Sunday, August 23, 2009

Some search committees take hiring a university president seriously

In the days before they interviewed Dr. Bruce Speck, members of the Presidential Search Committee visited the campus of Austin Peay University in Clarksville, Tenn.

They visited with faculty, administrators, and students, and carefully checked the references of Dr. Bruce Speck, a candidate for university president at that point.

Unfortunately for the faculty, students, and patrons of Missouri Southern State University, it was not the MSSU Presidential Search Committee headed by Dwight Douglas that performed so admirably, it was the search committee for Missouri Western University in St. Joseph.

Less than two months before Missouri Southern hired Speck, one of only two candidates presented to the Board of Governors, and the only one who was actually interviewed (the other one dropped out when he was hired at another university), the St. Joseph Search committee not only visited Austin Peay, but also the campuses of the other two finalists, Dr Robert Vartabedian, at Eastern New Mexico University, and Dr. David Atkinson, at Manotick, Ontario, Canada. All three men were eventually interviewed by the board.

And incidentally, the Missouri Western Board of Governors discussed hiring a search firm in open session, unlike the Missouri Southern Board, which violated Missouri's open meetings law by taking the discussion behind closed doors.

During community sessions at St. Joseph, the public asked Speck and the other candidates any questions they wished. They did not have to write them out and have them pre-screened as was the case with the public session set up by Douglas at MSSU.

The Missouri Southern Board of Governors appointed the presidential search committee under a shroud of secrecy, again violating the open meetings law since there is absolutely no exception for appointing a committee.

The following passage is taken from a Sept. 20, 2007, Joplin Globe article written by Joe Hadsall:

In August, board Chairman Dwight Douglas said the meeting was not a violation of the Sunshine Law. He said the action behind closed doors was justified because the governors would be mentioning the names of prominent people. Douglas said the board wanted to be able to notify the committee members before their names were publicized.

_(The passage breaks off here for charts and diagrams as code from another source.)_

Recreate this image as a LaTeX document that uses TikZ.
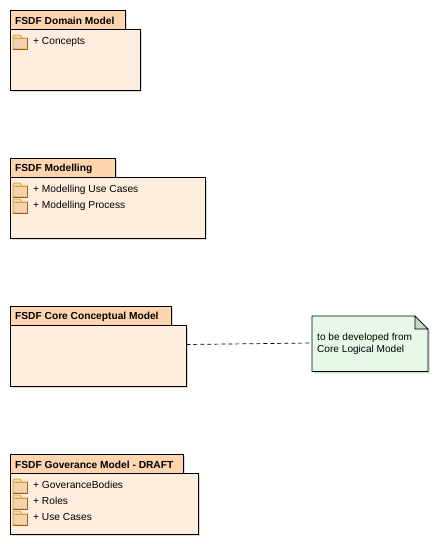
\documentclass[tikz,border=0pt]{standalone}
\usepackage{fontspec}
\setmainfont{Liberation Sans}
\usetikzlibrary{calc,positioning,shadows}

\definecolor{pkgbody}{HTML}{FFEEDD}
\definecolor{pkgtab}{HTML}{FFD5B0}
\definecolor{notefill}{HTML}{E6F9E9}
\definecolor{notefold}{HTML}{C2D6CA}
\definecolor{foldfill}{HTML}{F3D3AE}
\definecolor{foldline}{HTML}{D0A030}
\definecolor{foldedge}{HTML}{A85A20}

\tikzset{
  pkgshadow/.style={drop shadow={shadow xshift=2pt,shadow yshift=-2pt,fill=black!15,opacity=1}},
  pkgtitle/.style={draw=black,line width=0.8pt,fill=pkgtab,anchor=north west,minimum height=19pt,inner sep=0pt,pkgshadow},
  pkgbox/.style={draw=black,line width=0.8pt,fill=pkgbody,anchor=north west,minimum height=61pt,inner sep=0pt,pkgshadow},
  pkglabel/.style={anchor=west,inner sep=0pt,font=\fontsize{10.2}{12}\selectfont\bfseries},
  pkgitem/.style={anchor=west,inner sep=0pt,font=\fontsize{10.2}{12}\selectfont},
  notebody/.style={anchor=north west,minimum width=115.5pt,minimum height=55pt,inner sep=0pt},
  notetext/.style={anchor=north west,inner sep=0pt,align=left,font=\fontsize{10.1}{12}\selectfont},
  folder/.pic={
    \draw[foldline,fill=foldfill,line width=0.8pt]
      (0,2) -- (0,14) -- (14.5,14) -- (14.5,3) -- (9,3) -- (7,0) -- (1,0) -- cycle;
    \draw[foldline,line width=0.8pt] (0,3) -- (14.5,3);
    \draw[foldedge,line width=0.8pt] (0,14) -- (14.5,14) -- (14.5,3);
  }
}

\begin{document}
\begin{tikzpicture}[x=1pt,y=-1pt]
  \useasboundingbox (0,0) rectangle (437,544);

  % domain model
  \node[pkgtitle,minimum width=115pt] (T1) at (9.5,9.5) {};
  \node[pkgbox,minimum width=130pt] (B1) at (9.5,28.5) {};
  \node[pkglabel] (L1) at (15,21) {FSDF Domain Model};
  \pic at (13,35) {folder};
  \node[pkgitem] (I11) at (33,42) {+ Concepts};

  % modelling
  \node[pkgtitle,minimum width=105pt] (T2) at (9.5,157.5) {};
  \node[pkgbox,minimum width=195pt] (B2) at (9.5,176.5) {};
  \node[pkglabel] (L2) at (15,169) {FSDF Modelling};
  \pic at (13,183) {folder};
  \pic at (13,199) {folder};
  \node[pkgitem] (I21) at (33,190) {+ Modelling Use Cases};
  \node[pkgitem] (I22) at (33,206) {+ Modelling Process};

  % core conceptual model
  \node[pkgtitle,minimum width=161pt] (T3) at (9.5,305.5) {};
  \node[pkgbox,minimum width=176pt] (B3) at (9.5,324.5) {};
  \node[pkglabel] (L3) at (15,317) {FSDF Core Conceptual Model};

  % governance model
  \node[pkgtitle,minimum width=173pt] (T4) at (9.5,453.5) {};
  \node[pkgbox,minimum width=188pt] (B4) at (9.5,472.5) {};
  \node[pkglabel] (L4) at (15,465) {FSDF Goverance Model - DRAFT};
  \pic at (13,479) {folder};
  \pic at (13,495) {folder};
  \pic at (13,511) {folder};
  \node[pkgitem] (I41) at (33,485) {+ GoveranceBodies};
  \node[pkgitem] (I42) at (33,501) {+ Roles};
  \node[pkgitem] (I43) at (33,517) {+ Use Cases};

  % note
  \node[notebody] (N) at (312,316) {};
  \fill[black!15] ($(N.north west)+(2,2)$) -- ($(N.north east)+(-11,2)$) -- ($(N.north east)+(2,15)$)
    -- ($(N.south east)+(2,2)$) -- ($(N.south west)+(2,2)$) -- cycle;
  \draw[line width=0.8pt,fill=notefill] (N.north west) -- ($(N.north east)+(-13,0)$) -- ($(N.north east)+(0,13)$)
    -- (N.south east) -- (N.south west) -- cycle;
  \draw[line width=0.8pt,fill=notefold] ($(N.north east)+(-13,0)$) -- ($(N.north east)+(-13,13)$)
    -- ($(N.north east)+(0,13)$) -- cycle;
  \node[notetext] (NT) at (317,332.5) {to be developed from\\Core Logical Model};

  \draw[line width=0.7pt,dash pattern=on 4pt off 3pt] ($(B3.north east)+(0,20)$) -- ($(N.north west)+(0,27)$);
\end{tikzpicture}
\end{document}
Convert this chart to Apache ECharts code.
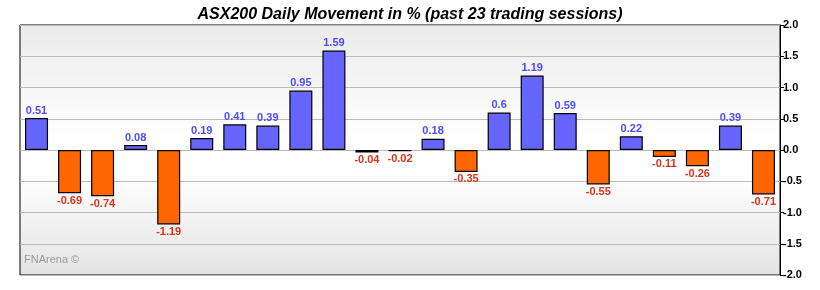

While it is noble that Douglas, a lawyer who should have known better, was so solicitous of the sensitivities of "prominent people," it was still an obvious Sunshine Law violation.

In a news release, however, Douglas did make an accurate assessment of the effect Bruce Speck's hiring would have on Missouri Southern State University, even before Speck was hired:

“This undertaking is one of the more important events that will take place in the city of Joplin. It will shape the future of higher education for the area for years to come.”

***

From Saturday: MSSU Presidential Search Committee didn't do its job.

5 comments:

Anonymous said...

Here are the six schools where Dr. Speck interviewed and left empty handed before coming to MSSU:

Dickinson State University (November 2007). Dr. Speck lost out to Dr. Richard McCallum, who was MSSU’s vice president at the time.

Missouri Western State University (December 2007). Dr. Speck lost out to Robert A. Vartabedian.

Henderson State University. (November 2007). Dr. Speck lost out to Dr. Charles Welch.

Austin Peay University (April 2007). Dr. Speck lost out to Dr. Timothy Hall.

Radford University (June 2007). Dr. Speck applied to be provost, but again didn’t get the job.

West Texas A&M University (November 2005). Dr. Speck lost out to J. Patrick O’Brien.

Anonymous said...

A loser at six schools!

That should have been enough warning, Douglas!

The search committee should be ashamed

Anonymous said...

The search process left a bad taste in many mouths around campus. First, we were told about a pool of numerous candidates. Then, we had two, and later just one. Speck's selection had the feel of a phony election in a communist dictatorship. The candidate was ushered around campus and protected from any hard questions. It was clear from the beginning that the fix was in and that Speck was little more than a puppet for Dwight Douglas. Here's to the day when Southern will be free of the Little Napoleon, and his stooge.

gmc said...

The Board of Governors has demonstrated incompetence in 3 ways: 1) not employing sufficient oversight when Dr. Leon was president to prevent the reserve spending that led to his untimely retirement; 2) conducting the Presidential search the way they did, violating the sunshine law, closing the search in spite of having all candidates except one withdraw from consideration; 3) failing to exercise sufficient oversight on Speck, to prevent all the Vice Presidents from resigning.

Speck is spectacular in his ability to destroy morale and programs at MSSU.

Anonymous said...

To GMC:

Members of the board of governors at MSSU are to be blamed for being LAZY and UNINVOLVED in allowing Mr. Douglas to control the affairs of the board and the college. No amount of the closest supervision by the board could have prevented the return to teaching of our vice-presidents. People don't like to work for stupid and incompetent leaders. Leon's vice-presidents left Southern to become successful university presidents somewhere else. That should tell us something.
The bulk of the college reserves (4 million) were spent by the board on the Banner software program that few of us around here like.